Ameer of Jamiat Ulema-e-Islam
- In office 1962–1968
- Preceded by: Ahmed Ali Lahori
- Succeeded by: Mufti Mahmud

Personal life
- Born: 1887 Basti Darkhwast
- Died: 28 August 1994 (aged 106–107)
- Home town: Basti Darkhwast
- Children: Fida-Ur-Rehman Darkhawasti Mati-ur-Rehman Darkhwasti Fazlur Rehman Darkhawasti Qari Ataurehman Darkhwasti Abdul Rehman Darkhwasti Khalil-ur-Rehman Darkhawasti Qari Aziz Ur Rehman Darkhawsti
- Political party: Jamiat Ulema-e-Islam

Religious life
- Religion: Islam
- Founder of: Jamia Makhzan-ul-Uloom, Eidgah Khanpur
- School: خانقاہ عالیہ قادریہ راشدیہ دین پور شریف
- Profession: Islamic Scholar & Political Leader

Muslim leader
- Students Allah Wasaya Tafazzul Haque Habiganji;
- Influenced Qazi Mu'tasim Billah;

= Abdullah Darkhawasti =

Pakistani Sunni Islamic and politician

Abdullah Darkhawasti (1887–1994) was a Pakistani Sunni Deobandi Islamic scholar, who was the Amir of the Jamiat Ulema-e-Islam. and co-founded Markazi Jamiatul Ulama-e-Islam along with Mufti Mahmud, Ahmad Ali Lahori and others in 1956.

==Biography==
Darkhwasti was born in Muharram 1313 AH in Basti Darkhawst near Khanpur. He studied his primary classes under his father and later became a student of Ghulam Muhammad Deenpuri, a disciple of Hafiz Muhammad Siddique. Anwar Shah Kashmiri gave him the title of Hafiz al-Hadees. Darkhwasti was the founder of millions of Islamic Institutions (Madarsas) and Mosque.
Darkhwasti died on 28 August 1994. His last rites were performed on the next day and was buried nearby Ubaidullah Sindhi. at historical graveyard of Deenpur Sharif.
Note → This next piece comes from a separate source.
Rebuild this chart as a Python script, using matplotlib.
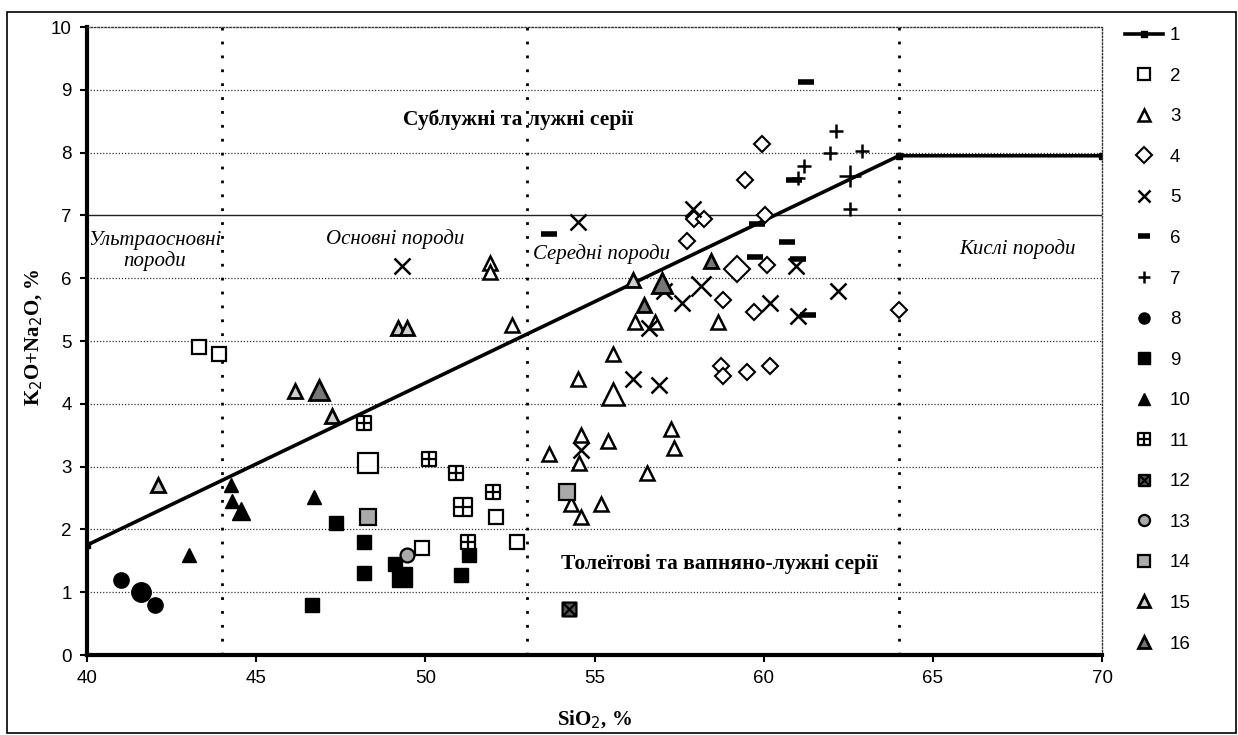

He played a key role in getting the Ahmadiyya Muslim Community declared as non Muslims in Pakistan.

== Writings ==
He authored several spiritual, doctrinal, and devotional works. Many are esoteric and published via Sufi outlets or family archives. Documented works include:

- Solutions through Duas (انگلیش: A Collection of Du‘ās) – English. Publisher: Islamic Book Service; 90 pages; ISBN 817231356X; published ca. 2000s. Offers guidance through specific prayers for daily needs, spiritual benefits, health, wealth, and protection.

- فیوضات درخواستی مع مجربات درخواستی (Fuyūzāt Darkhawasti maʿ Majarrabāt Darkhawasti, "Darkhawasti’s Spiritual Bounties with Tested Formulas") – Urdu; published 2012. A compendium of Sufi practices, spiritual invocations, charms, and exercises (wazāʼif).

- مقدمہ القرآن للدرخواستی (Muqaddama al-Qurʾān li‑Darkhawasti, "Introduction to the Qur’ān by Darkhawasti") – Urdu; c. 2010s; 291 pages. A thematic and terminological introduction to Quranic sciences, exegesis methods, and principles of Quranic terminology.

- سورۃ یس کا خاص ورد (Sūrah YāʼSīn kā Khāṣ Wazīfah, "Special Recitation Practice for Surah YāʾSīn") – Urdu; Offers specific recitation instructions for spiritual benefits

- خطبات درخواستی (Khutbāt Darkhawasti, "Darkhawasti's Sermons") – Multi-volume series in Urdu, compiled speeches on tawḥīd, sīrah, **akhlaq, **fiqh, Sunnah, and various virtues (e.g., prayer, Ramadan, zakāh). Circa 2020s; attributed to Shafiq‑ur‑Rahman & Hammad‑ullah Darkhawasti.

Numerous other manuscripts and unpublished fatwā collections were reportedly circulated by his Khanpur madrasa and the Jamiat Ulema‑e‑Islam. These texts remain with family and institutional archives.